***** SOURCE EXCERPT
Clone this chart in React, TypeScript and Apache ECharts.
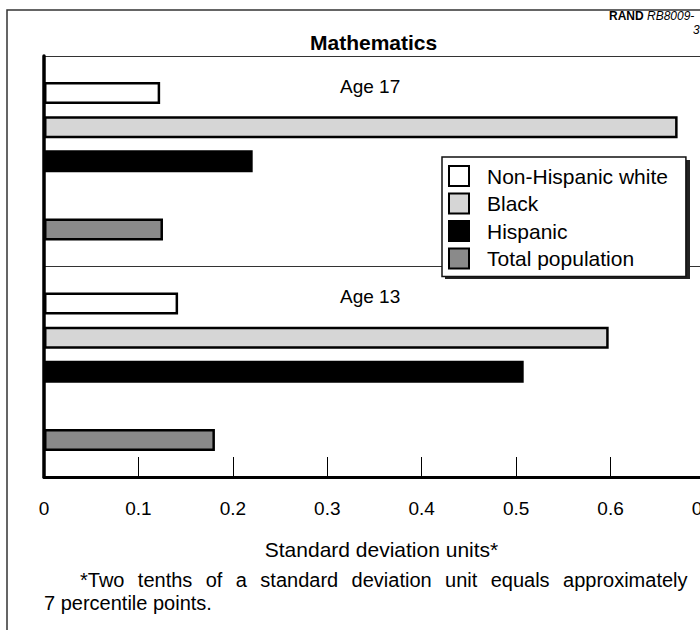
import React, { useEffect, useRef } from "react";
import * as echarts from "echarts";

const ageGroups = ["Age 17", "Age 13"];
const nonHispanicWhite = [0.123, 0.142];
const black = [0.671, 0.598];
const hispanic = [0.221, 0.508];
const totalPopulation = [0.126, 0.181];
const legendNames = ["Non-Hispanic white", "Black", "Hispanic", "Total population"];
const xMin = 0;
const xMax = 0.7;
const xInterval = 0.1;
const chartTitle = "Mathematics";
const xAxisName = "Standard deviation units*";
const footnoteLine1 = "*Two tenths of a standard deviation unit equals approximately";
const footnoteLine2 = "7 percentile points.";
const sourceId = "RB8009-";
const sourceIdLine2 = "3";

const FONT = "'Liberation Sans', Arial, Helvetica, sans-serif";

export default function App() {
  const ref = useRef<HTMLDivElement>(null);
  useEffect(() => {
    if (!ref.current) return;
    const chart = echarts.init(ref.current, undefined, { renderer: "svg" });
    const border = { borderColor: "#000", borderWidth: 2.5 };
    const mk = (name: string, data: (number | null)[], color: string) => ({
      name,
      type: "bar",
      data,
      barWidth: 22,
      barGap: "55%",
      itemStyle: { color, ...border },
      z: 2,
    });
    // justified first footnote line: widen the word spaces
    const justified = footnoteLine1.split(" ").join("{s| }");
    chart.setOption({
      animation: false,
      textStyle: { fontFamily: FONT },
      title: {
        text: chartTitle,
        left: 310,
        top: 32,
        padding: 0,
        textStyle: { fontFamily: FONT, fontSize: 21, fontWeight: "bold", color: "#000" },
      },
      legend: {
        data: legendNames,
        orient: "vertical",
        left: 442,
        top: 157,
        itemWidth: 20,
        itemHeight: 20,
        itemGap: 5.5,
        padding: [8, 18, 7, 6],
        backgroundColor: "#fff",
        borderColor: "#111",
        borderWidth: 1.5,
        icon: "rect",
        z: 10,
        textStyle: {
          fontFamily: FONT,
          fontSize: 21,
          color: "#000",
          padding: [0, 0, 0, 13],
        },
      },
      grid: { left: 44, top: 56, width: 661, height: 421, containLabel: false },
      xAxis: {
        type: "value",
        min: xMin,
        max: xMax,
        interval: xInterval,
        name: xAxisName,
        nameLocation: "middle",
        nameGap: 62,
        nameTextStyle: { fontFamily: FONT, fontSize: 21, color: "#000", padding: [0, 0, 0, 14] },
        axisLine: { show: true, lineStyle: { color: "#000", width: 3 } },
        axisTick: { show: true, inside: true, length: 20, lineStyle: { color: "#000", width: 1 } },
        axisLabel: { fontFamily: FONT, fontSize: 19, color: "#000", margin: 22 },
        splitLine: { show: false },
      },
      yAxis: {
        type: "category",
        data: ageGroups,
        inverse: true,
        axisLine: { show: true, lineStyle: { color: "#000", width: 3.5 } },
        axisTick: { show: false },
        splitLine: { show: true, lineStyle: { color: "#333", width: 1 } },
        axisLabel: {
          show: true,
          interval: 0,
          hideOverlap: false,
          inside: true,
          margin: 296,
          fontFamily: FONT,
          fontSize: 19,
          color: "#000",
          verticalAlign: "middle",
          lineHeight: 150,
          formatter: (v: string) => v + "\n ",
        },
      },
      series: [
        mk(legendNames[0], nonHispanicWhite, "#ffffff"),
        mk(legendNames[1], black, "#d6d6d6"),
        mk(legendNames[2], hispanic, "#000000"),
        mk("gap", [null, null], "transparent"),
        mk(legendNames[3], totalPopulation, "#8a8a8a"),
      ],
      graphic: [
        {
          type: "rect",
          shape: { x: 7, y: 10, width: 900, height: 800 },
          style: { fill: "none", stroke: "#333", lineWidth: 1.5 },
          z: 0,
          silent: true,
        },
        {
          type: "rect",
          shape: { x: 445, y: 160, width: 245, height: 119 },
          style: { fill: "#222" },
          z: 8,
          silent: true,
        },
        {
          type: "text",
          x: 609,
          y: 10,
          style: {
            text: "{b|RAND} {i|" + sourceId + "}",
            rich: {
              b: { fontFamily: FONT, fontSize: 12, fontWeight: "bold", fill: "#000" },
              i: { fontFamily: FONT, fontSize: 12, fontStyle: "italic", fill: "#000" },
            },
          },
        },
        {
          type: "text",
          x: 693,
          y: 24,
          style: { text: sourceIdLine2, fontFamily: FONT, fontSize: 12, fontStyle: "italic", fill: "#000" },
        },
        {
          type: "text",
          x: 80,
          y: 570,
          style: {
            text: justified,
            fontFamily: FONT,
            fontSize: 20,
            fill: "#000",
            rich: { s: { width: 13.4, fontFamily: FONT, fontSize: 20 } },
          },
        },
        {
          type: "text",
          x: 44,
          y: 593,
          style: { text: footnoteLine2, fontFamily: FONT, fontSize: 20, fill: "#000" },
        },
      ],
    });
    return () => chart.dispose();
  }, []);
  return (
    <div style={{ position: "fixed", left: 0, top: 0, width: 700, height: 630, overflow: "hidden", background: "#fff" }}>
      <div ref={ref} style={{ width: 760, height: 630 }} />
    </div>
  );
}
**********
• DIRECTIONS: Take the material above from its first line through the line holding "import * as" and set it down exactly, without the pictures.

• FINISHED EXERCISE:
Clone this chart in React, TypeScript and Apache ECharts.
import React, { useEffect, useRef } from "react";
import * as echarts from "echarts";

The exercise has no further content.